──────── Provided material

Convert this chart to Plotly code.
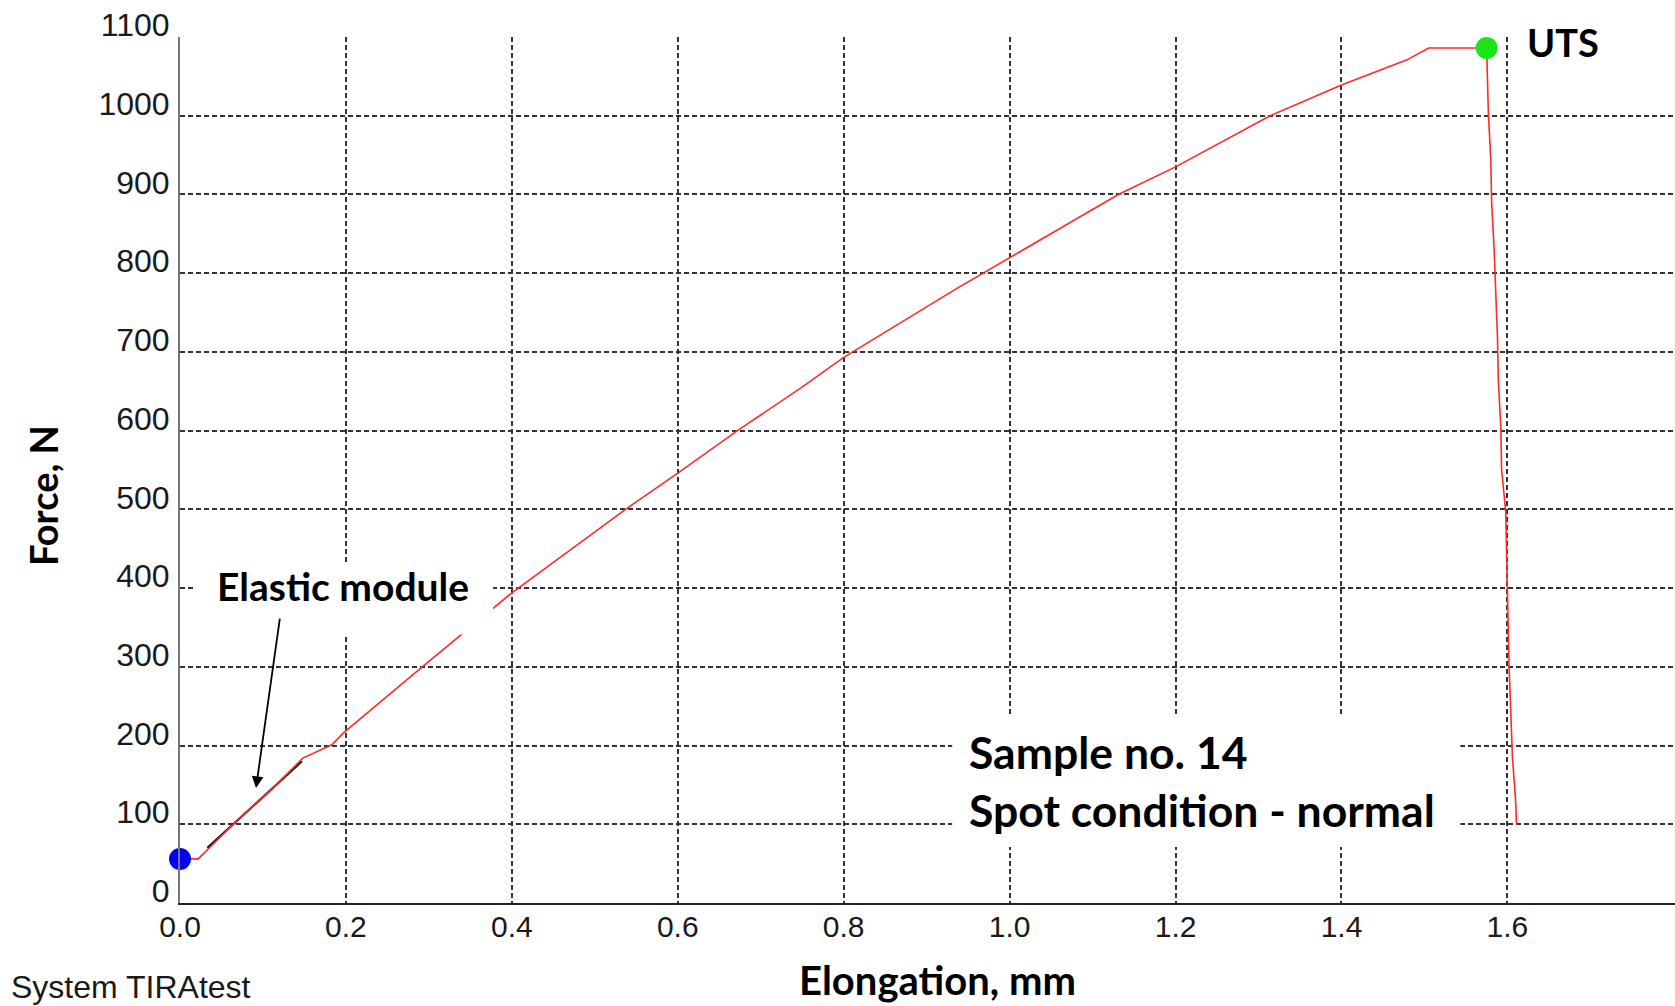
import plotly.graph_objects as go

# ---- data ----
elongation = [0.000, 0.022, 0.064, 0.112, 0.148, 0.183, 0.197, 0.292, 0.400, 0.537,
              0.600, 0.672, 0.748, 0.800, 0.937, 0.968, 1.000, 1.131, 1.200, 1.314,
              1.400, 1.479, 1.505, 1.575,
              1.577, 1.580, 1.581, 1.584, 1.588, 1.589, 1.592, 1.593, 1.598, 1.599,
              1.600, 1.602, 1.604, 1.606, 1.610, 1.611]
force = [56, 56, 100, 146, 184, 201, 216, 300, 394, 500,
         546, 600, 654, 693, 781, 800, 819, 900, 935, 1000,
         1039, 1071, 1086, 1086,
         1004, 944, 889, 830, 719, 665, 605, 550, 497, 449,
         385, 300, 245, 186, 128, 99]

elastic_x = [0.033, 0.147]
elastic_y = [70, 180]

start_x, start_y = [0.0], [56]
uts_x, uts_y = [1.575], [1086]

x_ticks = [0.0, 0.2, 0.4, 0.6, 0.8, 1.0, 1.2, 1.4, 1.6]
x_ticklabels = ["0.0", "0.2", "0.4", "0.6", "0.8", "1.0", "1.2", "1.4", "1.6"]
y_ticks = [0, 100, 200, 300, 400, 500, 600, 700, 800, 900, 1000, 1100]

X_RANGE = [0, 1.802]
Y_RANGE = [0, 1100]

fig = go.Figure()

fig.add_trace(go.Scatter(x=elastic_x, y=elastic_y, mode="lines",
                         line=dict(color="#111111", width=2.2), showlegend=False,
                         hoverinfo="skip"))
fig.add_trace(go.Scatter(x=elongation, y=force, mode="lines",
                         line=dict(color="#ff2a2a", width=1.6), showlegend=False,
                         cliponaxis=False))
fig.add_trace(go.Scatter(x=start_x, y=start_y, mode="markers",
                         marker=dict(color="#0000ff", size=22), showlegend=False,
                         cliponaxis=False))
fig.add_trace(go.Scatter(x=uts_x, y=uts_y, mode="markers",
                         marker=dict(color="#19e619", size=22), showlegend=False,
                         cliponaxis=False))

grid = dict(showgrid=True, gridcolor="#333333", gridwidth=1.6, griddash="5px,3px")
xtickfont = dict(family="Liberation Sans, Arial, sans-serif", size=30, color="#1a1a1a")
ytickfont = dict(family="Liberation Sans, Arial, sans-serif", size=32, color="#1a1a1a")

fig.update_xaxes(range=X_RANGE, tickvals=x_ticks, ticktext=x_ticklabels,
                 showline=True, linecolor="#222222", linewidth=2, zeroline=False,
                 ticks="", tickfont=xtickfont, ticklabelstandoff=-4, **grid)
fig.update_yaxes(range=Y_RANGE, tickvals=y_ticks,
                 showline=True, linecolor="#777777", linewidth=2, zeroline=False,
                 ticks="", tickfont=ytickfont, ticklabelstandoff=2, ticklabelshift=-12,
                 **grid)

# white boxes behind annotation texts (cover grid, as in the reference)
boxes = [
    (0.0181, 0.3774, 341, 432),   # Elastic module
    (0.9308, 1.5433, 71, 239),    # Sample text
    (1.6036, 1.7338, 1058, 1135), # UTS
]
for x0, x1, y0, y1 in boxes:
    fig.add_shape(type="rect", x0=x0, x1=x1, y0=y0, y1=y1, xref="x", yref="y",
                  fillcolor="white", line=dict(width=0), layer="above")

label_font = "Lato, Open Sans, sans-serif"
fig.add_annotation(x=0.197, y=403, xref="x", yref="y", text="<b>Elastic module</b>",
                   showarrow=False, font=dict(family=label_font, size=39, color="black"),
                   xanchor="center", yanchor="middle")
fig.add_annotation(x=0.0916, y=146, ax=0.1206, ay=363, xref="x", yref="y",
                   axref="x", ayref="y", text="", showarrow=True,
                   arrowhead=2, arrowsize=1.3, arrowwidth=1.8, arrowcolor="black")
fig.add_annotation(x=1.6675, y=1094, xref="x", yref="y", text="<b>UTS</b>",
                   showarrow=False, font=dict(family=label_font, size=38, color="black"),
                   xanchor="center", yanchor="middle")
fig.add_annotation(x=0.9490, y=156, xref="x", yref="y",
                   text="<b>Sample no. 14</b><br><b>Spot condition - normal</b>",
                   showarrow=False, align="left",
                   font=dict(family=label_font, size=44.5, color="black"),
                   xanchor="left", yanchor="middle")

# axis titles and footer
fig.add_annotation(x=0.5064, y=-0.0889, xref="paper", yref="paper",
                   text="<b>Elongation, mm</b>", showarrow=False,
                   font=dict(family=label_font, size=40, color="black"),
                   xanchor="center", yanchor="middle")
fig.add_annotation(x=-0.0916, y=0.470, xref="paper", yref="paper",
                   text="<b>Force, N</b>", showarrow=False, textangle=-90,
                   font=dict(family=label_font, size=38, color="black"),
                   xanchor="center", yanchor="middle")
fig.add_annotation(x=-0.1144, y=-0.097, xref="paper", yref="paper",
                   text="System TIRAtest", showarrow=False,
                   font=dict(family="Liberation Sans, Arial, sans-serif", size=32, color="#1a1a1a"),
                   xanchor="left", yanchor="middle")

fig.update_layout(width=1675, height=1006, autosize=False,
                  margin=dict(l=180, r=0, t=37, b=103),
                  plot_bgcolor="white", paper_bgcolor="white",
                  showlegend=False)

fig.write_html("out.html")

────────────────

Reproduce the material above from its first line through the line containing "import plotly.graph_objects as go", both ends included, and skip every picture.

Convert this chart to Plotly code.
import plotly.graph_objects as go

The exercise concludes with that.